27 May 2025 - New article by István Üveges and Orsolya Ring has been published | MTA TK Centre for Social Sciences Artifical Intelligence National Laboratory

27 May 2025 - New article by István Üveges and Orsolya Ring has been published

A new article has been published by István Üveges and Orsolya Ring in Information. The title of the article is “Evaluating the Impact of Synthetic Data on Emotion Classification: A Linguistic and Structural Analysis”.

Abstract:

Emotion classification in natural language processing (NLP) has recently witnessed significant advancements. However, class imbalance in emotion datasets remains a critical challenge, as dominant emotion categories tend to overshadow less frequent ones, leading to biased model predictions. Traditional techniques, such as undersampling and oversampling, offer partial solutions. More recently, synthetic data generation using large language models (LLMs) has emerged as a promising strategy for augmenting minority classes and improving model robustness. In this study, we investigate the impact of synthetic data augmentation on German-language emotion classification. Using an imbalanced dataset, we systematically evaluate multiple balancing strategies, including undersampling overrepresented classes and generating synthetic data for underrepresented emotions using a GPT-4–based model in a few-shot prompting setting. Beyond enhancing model performance, we conduct a detailed linguistic analysis of the synthetic samples, examining their lexical diversity, syntactic structures, and semantic coherence to determine their contribution to overall model generalization. Our results demonstrate that integrating synthetic data significantly improves classification performance, particularly for minority emotion categories, while maintaining overall model stability. However, our linguistic evaluation reveals that synthetic examples exhibit reduced lexical diversity and simplified syntactic structures, which may introduce limitations in certain real-world applications. These findings highlight both the potential and the challenges of synthetic data augmentation in emotion classification.
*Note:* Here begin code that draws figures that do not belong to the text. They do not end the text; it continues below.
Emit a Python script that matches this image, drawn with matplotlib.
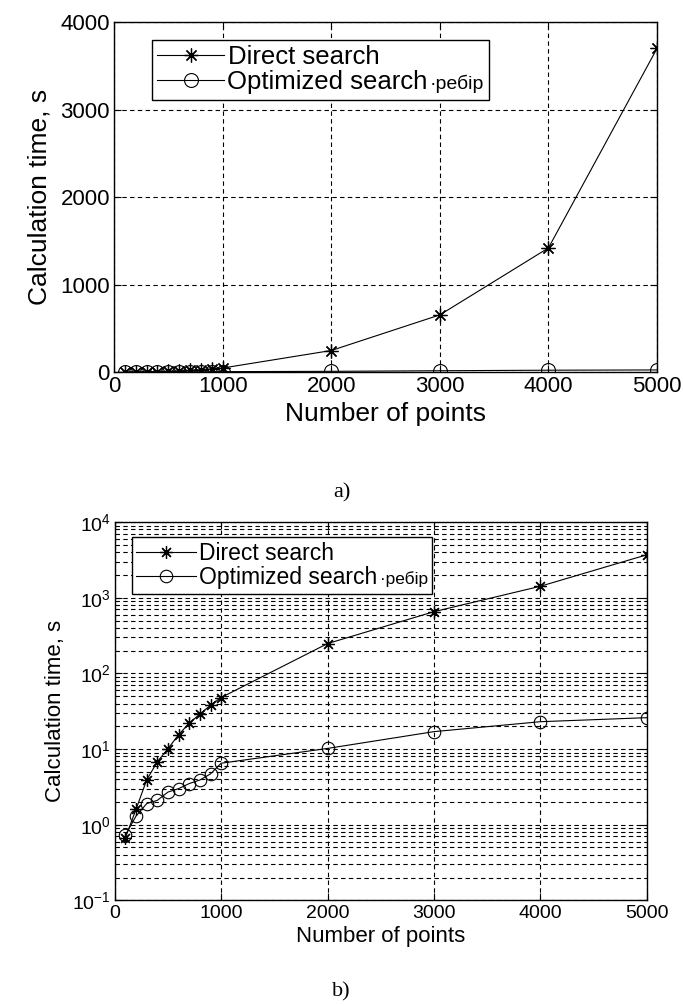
import matplotlib
matplotlib.use("Agg")
import matplotlib.pyplot as plt
from matplotlib.ticker import LogLocator
from matplotlib.offsetbox import TextArea

points = [100, 200, 300, 400, 500, 600, 700, 800, 900, 1000, 2000, 3000, 4000, 5000]
direct_time = [0.67, 1.6, 3.9, 6.8, 10.1, 15.5, 22, 29, 38, 48, 248, 655, 1420, 3700]
opt_time = [0.73, 1.3, 1.9, 2.1, 2.7, 3.0, 3.5, 3.9, 4.7, 6.5, 10.2, 17, 23, 26]

x_ticks = [0, 1000, 2000, 3000, 4000, 5000]
lin_ticks = [0, 1000, 2000, 3000, 4000]
labels = ["Direct search", "Optimized search"]
suffix = "·ребір"

plt.rcParams['font.family'] = ['Liberation Sans', 'DejaVu Sans']
plt.rcParams['mathtext.fontset'] = 'custom'
plt.rcParams['mathtext.rm'] = 'Liberation Sans'
plt.rcParams['mathtext.it'] = 'Liberation Sans'
grid_style = dict(color='black', linestyle=(0, (4, 3)), linewidth=0.8)
asterisk = (8, 2, 0)


def style_axes(ax, size):
    ax.tick_params(direction='in', top=True, right=True, labelsize=size, length=5, pad=3)
    ax.tick_params(which='minor', direction='in', top=True, right=True, length=2.5)
    for s in ax.spines.values():
        s.set_linewidth(1.0)


def make_legend(ax, anchor, size, suffix_size):
    leg = ax.legend(loc='upper left', bbox_to_anchor=anchor, borderaxespad=0, fontsize=size,
                    handlelength=2.6, handletextpad=0.15, borderpad=0.2, labelspacing=0.05,
                    fancybox=False, edgecolor='black', framealpha=1)
    leg.get_frame().set_linewidth(1.0)
    # small trailing text after the second label, kept inside the legend box
    column = leg._legend_handle_box.get_children()[0]
    item = column.get_children()[1]
    extra = TextArea(suffix, textprops=dict(fontsize=suffix_size, color='black'))
    extra.set_figure(ax.figure)
    item._children.append(extra)
    item.sep = 2
    return leg


fig = plt.figure(figsize=(6.83, 10.06), dpi=100)

# a) linear scale
ax1 = fig.add_axes([0.167, 0.630, 0.795, 0.348])
ax1.plot(points, direct_time, color='black', lw=0.8, marker=asterisk, ms=10, mew=0.9,
         label=labels[0])
ax1.plot(points, opt_time, color='black', lw=0.8, marker='o', ms=10, mfc='none', mew=0.8,
         label=labels[1])
ax1.set_xlim(0, 5000)
ax1.set_ylim(0, 4000)
ax1.set_xticks(x_ticks)
ax1.set_yticks(lin_ticks)
ax1.grid(True, **grid_style)
style_axes(ax1, 16)
ax1.set_xlabel("Number of points", fontsize=19, labelpad=3)
ax1.set_ylabel("Calculation time, s", fontsize=19, labelpad=6)
make_legend(ax1, (0.07, 0.949), 18.5, 14)
fig.text(0.5, 0.51, "a)", fontsize=16, family='Liberation Serif', ha='center', va='center')

# b) log scale
ax2 = fig.add_axes([0.168, 0.105, 0.779, 0.376])
ax2.semilogy(points, direct_time, color='black', lw=0.8, marker=asterisk, ms=9, mew=0.9,
             label=labels[0])
ax2.semilogy(points, opt_time, color='black', lw=0.8, marker='o', ms=9, mfc='none', mew=0.8,
             label=labels[1])
ax2.set_xlim(0, 5000)
ax2.set_ylim(0.1, 1e4)
ax2.set_xticks(x_ticks)
ax2.yaxis.set_major_locator(LogLocator(base=10, numticks=10))
ax2.yaxis.set_minor_locator(LogLocator(base=10, subs=range(2, 10), numticks=10))
ax2.grid(True, which='major', **grid_style)
ax2.grid(True, which='minor', axis='y', **grid_style)
style_axes(ax2, 14)
ax2.set_xlabel("Number of points", fontsize=16, labelpad=3)
ax2.set_ylabel("Calculation time, s", fontsize=16, labelpad=4)
make_legend(ax2, (0.032, 0.96), 16.5, 12.5)
fig.text(0.5, 0.014, "b)", fontsize=16, family='Liberation Serif', ha='center', va='center')

fig.savefig("out.png", dpi=100)
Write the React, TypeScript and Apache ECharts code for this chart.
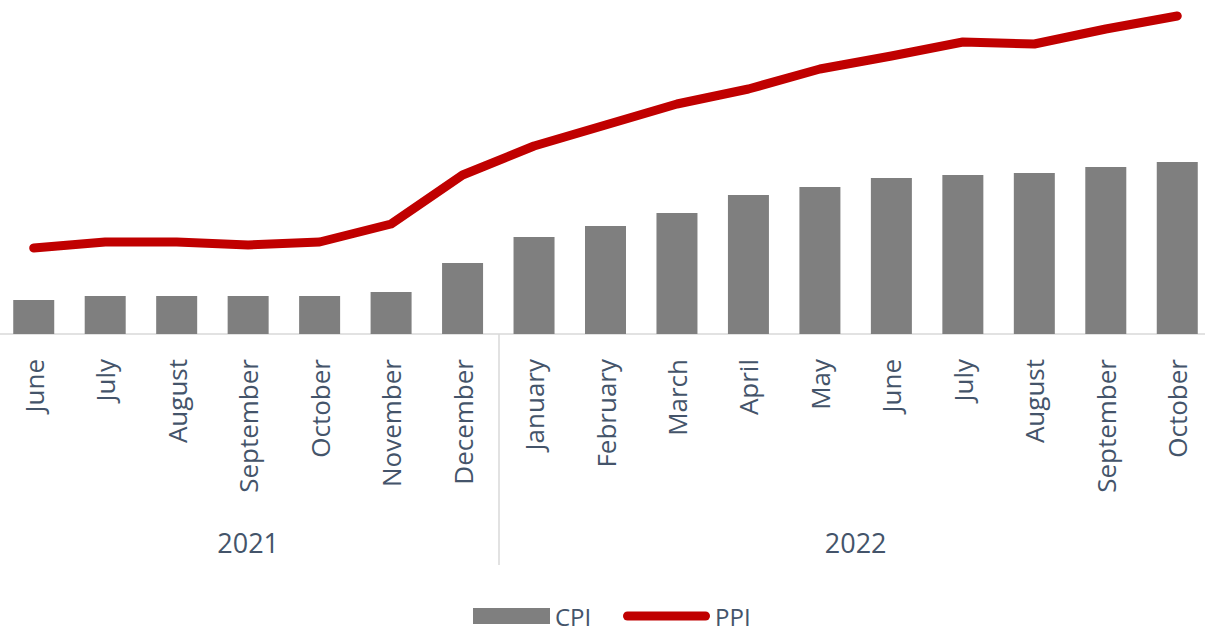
import React, { useEffect, useRef } from "react";
import * as echarts from "echarts";

const months = [
  "June", "July", "August", "September", "October", "November", "December",
  "January", "February", "March", "April", "May", "June", "July", "August", "September", "October",
];
const years = ["2021", "2022"];
const yearCounts = [7, 10];
const cpi = [34, 38, 38, 38, 38, 42, 71, 97, 108, 121, 139, 147, 156, 159, 161, 167, 172];
const ppi = [86, 92, 92, 89, 92, 110, 159, 188, 209, 230, 245, 265, 278, 292, 290, 305, 318];

const TEXT = "#44546A";
const FONT = "Open Sans";

export default function App() {
  const ref = useRef<HTMLDivElement>(null);
  useEffect(() => {
    if (!ref.current) return;
    const chart = echarts.init(ref.current, undefined, { renderer: "svg" });
    const centers: number[] = [];
    const seps: number[] = [];
    let start = 0;
    yearCounts.forEach((c, i) => {
      centers.push(start + (c - 1) / 2);
      if (i < yearCounts.length - 1) seps.push(start + c - 0.5);
      start += c;
    });
    const legendText = { color: TEXT, fontFamily: FONT, fontSize: 24, lineHeight: 24 };
    chart.setOption({
      animation: false,
      grid: { left: 0, width: 1215, top: 0, height: 334 },
      legend: [
        {
          data: [{ name: "CPI", icon: "rect" }],
          left: 475,
          top: 604,
          padding: 0,
          itemWidth: 77,
          itemHeight: 16,
          textStyle: legendText,
        },
        {
          data: [
            {
              name: "PPI",
              icon: "path://M4.5,0 H82.5 A4.5,4.5 0 0 1 82.5,9 H4.5 A4.5,4.5 0 0 1 4.5,0 Z",
            },
          ],
          left: 625,
          top: 604,
          padding: 0,
          itemWidth: 87,
          itemHeight: 9,
          textStyle: legendText,
        },
      ],
      xAxis: [
        {
          type: "category",
          data: months,
          boundaryGap: true,
          axisLine: { lineStyle: { color: "#D9D9D9", width: 1.5 } },
          axisTick: { show: false },
          axisLabel: {
            rotate: 90,
            margin: 25,
            color: TEXT,
            fontFamily: FONT,
            fontSize: 26,
            interval: 0,
          },
        },
        {
          type: "value",
          position: "bottom",
          min: -0.5,
          max: months.length - 0.5,
          axisLine: { show: false },
          splitLine: { show: false },
          axisTick: {
            show: true,
            customValues: seps,
            length: 231,
            lineStyle: { color: "#D9D9D9", width: 1.5 },
          },
          axisLabel: {
            customValues: centers,
            margin: 195,
            color: TEXT,
            fontFamily: FONT,
            fontSize: 27,
            formatter: (v: number) => {
              const i = centers.findIndex((c) => Math.abs(c - v) < 1e-6);
              return i >= 0 ? years[i] : "";
            },
          },
        },
      ],
      yAxis: { type: "value", min: 0, max: 334, show: false },
      series: [
        {
          name: "CPI",
          type: "bar",
          xAxisIndex: 0,
          data: cpi,
          barWidth: 41,
          itemStyle: { color: "#7F7F7F" },
        },
        {
          name: "PPI",
          type: "line",
          xAxisIndex: 0,
          data: ppi,
          showSymbol: false,
          symbol: "none",
          itemStyle: { color: "#C00000" },
          lineStyle: { color: "#C00000", width: 9, cap: "round", join: "round" },
        },
      ],
    });
    return () => chart.dispose();
  }, []);
  return (
    <div
      ref={ref}
      style={{ position: "fixed", left: -2, top: 0, width: 1215, height: 634, background: "#fff" }}
    />
  );
}
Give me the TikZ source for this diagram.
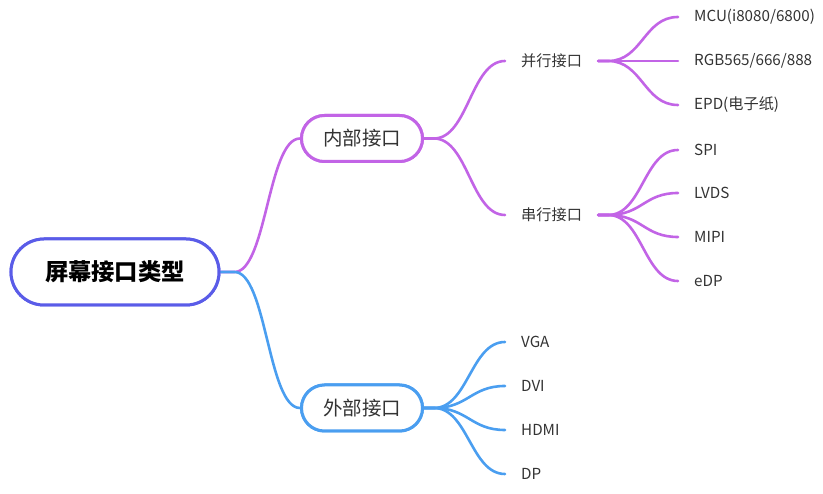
\documentclass[tikz,border=0pt]{standalone}
\usepackage{fontspec}
\setmainfont{Noto Sans CJK SC}
\definecolor{rootc}{HTML}{5A5CE8}
\definecolor{purp}{HTML}{C264E6}
\definecolor{bluec}{HTML}{4A9EF0}
\definecolor{txt}{HTML}{333333}
\begin{document}
\begin{tikzpicture}[x=1pt,y=-1pt,
  rootbox/.style={draw=rootc,line width=3pt,fill=white,minimum width=208pt,minimum height=66pt,rounded corners=33pt,font=\fontsize{23.3}{27}\selectfont\bfseries,text=black,inner sep=0pt},
  lvone/.style={draw=#1,line width=3pt,fill=white,minimum width=121pt,minimum height=46pt,rounded corners=23pt,font=\fontsize{19.5}{23}\selectfont,text=txt,inner sep=0pt},
  lvtwo/.style={anchor=west,inner xsep=16pt,inner ysep=2pt,font=\fontsize{15.2}{18}\selectfont,text=txt},
  leaf/.style={anchor=west,inner xsep=16pt,inner ysep=2pt,font=\fontsize{15.2}{18}\selectfont,text=txt},
  conn/.style={draw=#1,line width=2.6pt,line cap=round}
]
\useasboundingbox (0,0) rectangle (823,494);

\node[rootbox] (root) at (115,272) {屏幕接口类型};
\node[lvone=purp] (inner) at (362,138.5) {内部接口};
\node[lvone=bluec] (outer) at (362,408) {外部接口};

\node[lvtwo] (par) at (505,61) {并行接口};
\node[lvtwo] (ser) at (505,215) {串行接口};

\node[leaf] (mcu) at (678,17) {MCU(i8080/6800)};
\node[leaf] (rgb) at (678,61) {RGB565/666/888};
\node[leaf] (epd) at (678,105) {EPD(电子纸)};

\node[leaf] (spi) at (678,150) {SPI};
\node[leaf] (lvds) at (678,193) {LVDS};
\node[leaf] (mipi) at (678,237) {MIPI};
\node[leaf] (edp) at (678,281) {eDP};

\node[leaf] (vga) at (505,342) {VGA};
\node[leaf] (dvi) at (505,386) {DVI};
\node[leaf] (hdmi) at (505,430) {HDMI};
\node[leaf] (dp) at (505,474) {DP};

% root connectors
\draw[conn=purp] (root.east) -- ++(14,0) .. controls +(32,0) and +(-32,0) .. (inner.west);
\draw[conn=bluec] (root.east) -- ++(14,0) .. controls +(32,0) and +(-32,0) .. (outer.west);

% branch connectors
\foreach \t in {par,ser}
  \draw[conn=purp] (inner.east) -- ++(10,0) .. controls +(34,0) and +(-34,0) .. (\t.west);
\foreach \t in {mcu,rgb,epd}
  \draw[conn=purp] (par.east) -- ++(10,0) .. controls +(34,0) and +(-34,0) .. (\t.west);
\foreach \t in {spi,lvds,mipi,edp}
  \draw[conn=purp] (ser.east) -- ++(10,0) .. controls +(34,0) and +(-34,0) .. (\t.west);
\foreach \t in {vga,dvi,hdmi,dp}
  \draw[conn=bluec] (outer.east) -- ++(10,0) .. controls +(34,0) and +(-34,0) .. (\t.west);

% redraw node borders on top
\node[rootbox] at (root) {屏幕接口类型};
\node[lvone=purp] at (inner) {内部接口};
\node[lvone=bluec] at (outer) {外部接口};
\end{tikzpicture}
\end{document}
By providing a comprehensive evaluation of balancing techniques and the linguistic properties of generated text, this study contributes to the ongoing discourse on improving NLP models for underrepresented linguistic phenomena.

The article is available here:

Üveges, István, and Orsolya Ring. 2025. "Evaluating the Impact of Synthetic Data on Emotion Classification: A Linguistic and Structural Analysis" Information 16, no. 4: 330.

https://doi.org/10.3390/info16040330